For each combination of virus \(i\) and antiserum \(\alpha\), we define antigenic distance as \(H_{i,\alpha} = \log_2(T_{a\alpha}) - \log_2(T_{i\alpha})\), where \(T_{i\alpha}\) is the antiserum titer required to inhibit virus \(i\) and \(T_{a\alpha}\) is the homologous titer.
In case multiple measurements are available, we average the base 2 logarithm of the titers. When no homologous titer was available, the maximal titer was used as a proxy for the homologous titer. \(H_{i,\alpha}\) is then modeled as a sum of virus avidity \(c_i\), serum potency \(p_\alpha\) and antigenic contribution of branches \(b \in (i \ldots \alpha)\) connecting the virus and antiserum in the phylogenetic tree.
$$
\Delta_{i\alpha} = p_\alpha + c_i + \sum_{b\in (i\ldots\alpha)} d_{b}
$$
The parameters \(d_b\), \(p_\alpha\), \(c_i\) are then estimated by minimizing the cost function
$$
C = \sum_{i,\alpha} (H_{i,\alpha} - \Delta_{i,\alpha})^2 + \lambda \sum_b d_b + \gamma \sum_i c_i^2 + \delta \sum_\alpha p_\alpha^2
$$
subject to the constraints \(d_b\geq0\). To avoid overfitting, the different parameters of the model are regularized by the last three terms in the above equation. Large titer drops are penalized with their absolute value multiplied by \(\lambda\) (\(\ell_1\) regularization), which results in a sparse model in which most branches have no titer drop (
Candes and Tao, 2005). The antiserum potencies and virus avidities are \(\ell_2\)-regularized by \(\gamma\) and \(\delta\), penalizing very large values without enforcing sparsity.
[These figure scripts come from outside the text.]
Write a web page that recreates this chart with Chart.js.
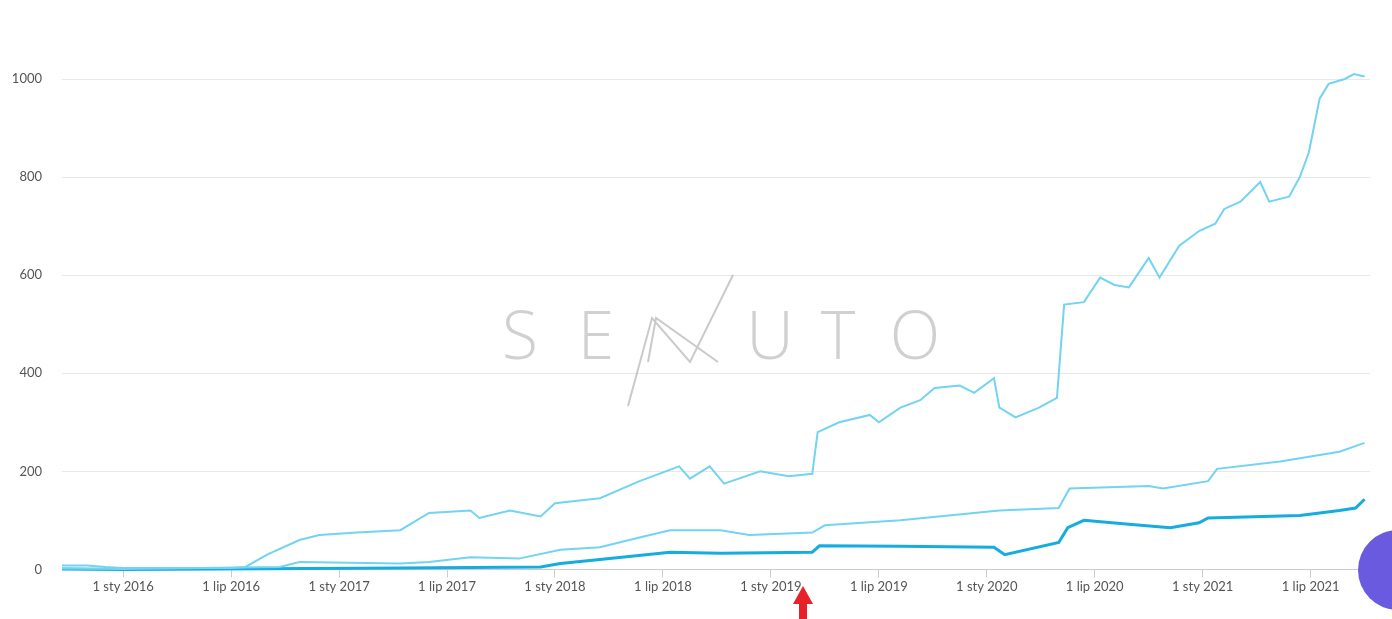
<!DOCTYPE html>
<html><head><meta charset="utf-8">
<script src="https://cdn.jsdelivr.net/npm/chart.js@4/dist/chart.umd.min.js"></script>
<style>html,body{margin:0;padding:0;background:#fff}#w{width:1392px;height:619px}</style>
</head><body><div id="w"><canvas id="c"></canvas></div>
<script>
// x = months since 1 Jan 2016
const tickPositions = [0,6,12,18,24,30,36,42,48,54,60,66];
const tickLabels = ['1 sty 2016','1 lip 2016','1 sty 2017','1 lip 2017','1 sty 2018','1 lip 2018','1 sty 2019','1 lip 2019','1 sty 2020','1 lip 2020','1 sty 2021','1 lip 2021'];
const topX = [-3.4,-2,-1,0,6,6.8,8,9.8,10.9,13,15.4,17,19.3,19.8,21.5,23.2,24,26.5,28.7,30.9,31.5,32.6,33.4,35.4,37,38.3,38.6,39.8,41.5,42,43.2,44.3,45.1,46.5,47.3,48.4,48.7,49.6,50.9,51.9,52.3,53.4,54.3,55.1,55.9,57,57.6,58.7,59.8,60.7,61.2,62.1,63.2,63.7,64.8,65.4,65.9,66.5,67,67.9,68.4,69];
const topY = [8,8,5,3,3,5,30,60,70,75,80,115,120,105,120,108,135,145,180,210,185,210,175,200,190,195,280,300,315,300,330,345,370,375,360,390,330,310,330,350,540,545,595,580,575,635,595,660,690,705,735,750,790,750,760,800,850,960,990,1000,1010,1005];
const midX = [-3.4,0,8.7,9.8,15.4,17,19.3,22,24.3,26.5,28.7,30.4,33.2,34.8,38.3,39,43.2,48.7,52,52.6,57,57.8,60.3,60.8,64.3,67.6,69];
const midY = [2,1,5,15,12,15,25,22,40,45,65,80,80,70,75,90,100,120,125,165,170,165,180,205,220,240,258];
const lowX = [-3.4,0,15.4,23.2,24.3,26.5,30.4,33.2,38.3,38.7,43.2,48.4,49,52,52.5,53.4,55.9,58.2,59.8,60.3,65.4,67.6,68.5,69];
const lowY = [1,0,3,5,12,20,35,33,35,48,47,45,30,55,85,100,92,85,95,105,110,120,125,143];
const pts=(xs,ys)=>xs.map((x,i)=>({x,y:ys[i]}));
const deco={id:'deco',beforeDatasetsDraw(ch){const c=ch.ctx;c.save();
 c.font='300 66px "Open Sans"';c.fillStyle='rgba(150,150,150,0.45)';c.textBaseline='middle';c.textAlign='center';
 [['S',520],['E',596],['U',770],['T',838],['O',915]].forEach(([l,x])=>c.fillText(l,x,340));
 c.strokeStyle='rgba(150,150,150,0.5)';c.lineWidth=2;c.beginPath();
 c.moveTo(628,406);c.lineTo(652,318);c.lineTo(690,362);c.lineTo(733,275);c.moveTo(648,362);c.lineTo(656,318);c.lineTo(718,362);c.stroke();c.restore();},
 afterDraw(ch){const c=ch.ctx;c.save();c.fillStyle='#e8202a';c.beginPath();c.moveTo(803,586);c.lineTo(813,604);c.lineTo(807,604);c.lineTo(807,619);c.lineTo(799,619);c.lineTo(799,604);c.lineTo(793,604);c.closePath();c.fill();
 c.fillStyle='#6a5ae0';c.beginPath();c.arc(1398,570,40,0,Math.PI*2);c.fill();c.restore();}};
new Chart(document.getElementById('c'),{type:'line',
 data:{datasets:[
  {data:pts(topX,topY),borderColor:'#72d3f2',borderWidth:2,pointRadius:0,tension:0,clip:false},
  {data:pts(midX,midY),borderColor:'#72d3f2',borderWidth:2,pointRadius:0,tension:0,clip:false},
  {data:pts(lowX,lowY),borderColor:'#15acdf',borderWidth:3,pointRadius:0,tension:0,clip:false}]},
 options:{responsive:true,maintainAspectRatio:false,animation:false,
  layout:{padding:{top:79,right:22,bottom:22,left:0}},
  plugins:{legend:{display:false},tooltip:{enabled:false}},
  scales:{
   x:{type:'linear',min:-3.4,max:69.3,
    afterBuildTicks:s=>{s.ticks=tickPositions.map(v=>({value:v}));},
    ticks:{autoSkip:false,maxRotation:0,color:'#555',font:{family:'Lato',size:13},padding:2,callback:v=>tickLabels[tickPositions.indexOf(v)]},
    grid:{drawOnChartArea:false,tickLength:8,color:'#ccc'},border:{color:'#ccc'}},
   y:{min:0,max:1000,afterFit:s=>{s.width=62;},
    ticks:{stepSize:200,color:'#555',font:{family:'Lato',size:13},padding:20,callback:v=>String(v)},
    grid:{color:'#e8e8e8',drawTicks:false},border:{display:false}}}},
 plugins:[deco]});
</script></body></html>
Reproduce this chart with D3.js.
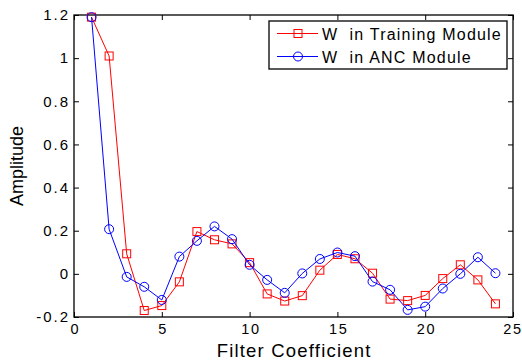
<!DOCTYPE html>
<html>
<head>
<meta charset="utf-8">
<script src="https://cdn.jsdelivr.net/npm/d3@7"></script>
<style>
  body { margin: 0; background: #fff; }
  text { font-family: "Liberation Sans", Arial, sans-serif; fill: #000; }
</style>
</head>
<body>
<svg id="chart" width="522" height="361"></svg>
<script>
const coeffs = d3.range(1, 25);
const trainingW = [1.19, 1.01, 0.093, -0.17, -0.147, -0.037, 0.196, 0.158, 0.139, 0.052,
  -0.093, -0.126, -0.101, 0.017, 0.09, 0.07, 0.003, -0.117, -0.124, -0.1,
  -0.022, 0.042, -0.028, -0.139];
const ancW = [1.19, 0.207, -0.014, -0.06, -0.121, 0.08, 0.153, 0.22, 0.161, 0.042,
  -0.028, -0.088, 0.002, 0.069, 0.099, 0.082, -0.036, -0.074, -0.167, -0.152,
  -0.068, 0.0, 0.077, 0.003];
const xTicks = [0, 5, 10, 15, 20, 25];
const yTicks = [-0.2, 0, 0.2, 0.4, 0.6, 0.8, 1, 1.2];
const seriesNames = ['W  in Training Module', 'W  in ANC Module'];

const svg = d3.select('#chart');
const plotL = 74, plotR = 513, plotT = 15, plotB = 317;

const x = d3.scaleLinear().domain([0, 25]).range([plotL, plotR]);
const y = d3.scaleLinear().domain([-0.2, 1.2]).range([plotB, plotT]);

// axes, ticks pointing inward, box on all sides
const tickLen = 5;
svg.append('g')
    .attr('transform', `translate(0,${plotB})`)
    .call(d3.axisBottom(x).tickValues(xTicks).tickSizeInner(-tickLen).tickSizeOuter(0).tickPadding(7))
    .call(g => g.selectAll('text').attr('font-size', 14.5).attr('dx', d => d === 25 ? '-0.5px' : '0.8px')
      .style('letter-spacing', '1.6px'));
svg.append('g')
    .attr('transform', `translate(0,${plotT})`)
    .call(d3.axisTop(x).tickValues(xTicks).tickSizeInner(-tickLen).tickSizeOuter(0).tickFormat(''));
svg.append('g')
    .attr('transform', `translate(${plotL},0)`)
    .call(d3.axisLeft(y).tickValues(yTicks).tickSizeInner(-tickLen).tickSizeOuter(0).tickPadding(4)
      .tickFormat(d => d === 0 ? '0' : String(+d.toFixed(1))))
    .call(g => g.selectAll('text').attr('font-size', 15).style('letter-spacing', '2px'));
svg.append('g')
    .attr('transform', `translate(${plotR},0)`)
    .call(d3.axisRight(y).tickValues(yTicks).tickSizeInner(-tickLen).tickSizeOuter(0).tickFormat(''));
svg.selectAll('.domain').remove();
svg.selectAll('.tick line').attr('stroke', '#000');
svg.selectAll('.tick text').attr('fill', '#000').attr('font-family', '"Liberation Sans", Arial, sans-serif');

svg.append('rect')
    .attr('x', plotL).attr('y', plotT)
    .attr('width', plotR - plotL).attr('height', plotB - plotT)
    .attr('fill', 'none').attr('stroke', '#000').attr('stroke-width', 1.3);

// labels
svg.append('text')
    .attr('x', (plotL + plotR) / 2 + 0.6).attr('y', 357)
    .attr('text-anchor', 'middle').attr('font-size', 18.5)
    .style('letter-spacing', '1.2px')
    .text('Filter Coefficient');
svg.append('text')
    .attr('transform', `translate(23,${(plotT + plotB) / 2}) rotate(-90)`)
    .attr('text-anchor', 'middle').attr('font-size', 18)
    .text('Amplitude');

const line = d3.line()
    .x((d, i) => x(coeffs[i]))
    .y(d => y(d));

// training series (red squares)
svg.append('path')
    .datum(trainingW)
    .attr('fill', 'none')
    .attr('stroke', '#ff0000')
    .attr('stroke-width', 1)
    .attr('d', line);
svg.append('g').selectAll('rect')
    .data(trainingW)
    .join('rect')
    .attr('x', (d, i) => x(coeffs[i]) - 4)
    .attr('y', d => y(d) - 4)
    .attr('width', 8).attr('height', 8)
    .attr('fill', 'none').attr('stroke', '#ff0000').attr('stroke-width', 1);

// ANC series (blue circles)
svg.append('path')
    .datum(ancW)
    .attr('fill', 'none')
    .attr('stroke', '#0000ff')
    .attr('stroke-width', 1)
    .attr('d', line);
svg.append('g').selectAll('circle')
    .data(ancW)
    .join('circle')
    .attr('cx', (d, i) => x(coeffs[i]))
    .attr('cy', d => y(d))
    .attr('r', 4.5)
    .attr('fill', 'none').attr('stroke', '#0000ff').attr('stroke-width', 1);

// legend
const legend = svg.append('g');
legend.append('rect')
    .attr('x', 269).attr('y', 21)
    .attr('width', 238).attr('height', 48)
    .attr('fill', '#fff').attr('stroke', '#000').attr('stroke-width', 1.3);
const colors = ['#ff0000', '#0000ff'];
seriesNames.forEach((name, i) => {
  const ly = 33.5 + i * 23;
  legend.append('line')
      .attr('x1', 277).attr('x2', 318)
      .attr('y1', ly).attr('y2', ly)
      .attr('stroke', colors[i]);
  if (i === 0) {
    legend.append('rect')
        .attr('x', 294).attr('y', ly - 4).attr('width', 8).attr('height', 8)
        .attr('fill', 'none').attr('stroke', colors[i]);
  } else {
    legend.append('circle')
        .attr('cx', 298).attr('cy', ly).attr('r', 4.5)
        .attr('fill', 'none').attr('stroke', colors[i]);
  }
  legend.append('text')
      .attr('x', 322).attr('y', ly + 6)
      .attr('font-size', 16)
      .style('white-space', 'pre')
      .style('letter-spacing', '1.2px')
      .text(name);
});
</script>
</body>
</html>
This constrained minimization can be cast into a canonical convex optimization problem and solved efficiently. In the substitution model, the sum over the path in the tree is replaced by a sum over amino acid differences in HA1. Sets of substitutions that always occur together are merged and treated as one compound substitution. The inference of the substitution model parameters is done in the same way as for the tree model (see
Harvey et al, 2014,
Sun et al, 2013} for a similar approach).
This optimization problem can be cast into a canonical quadratic programming problem which we solve using
cvxopt by M. Andersen and L. Vandenberghe.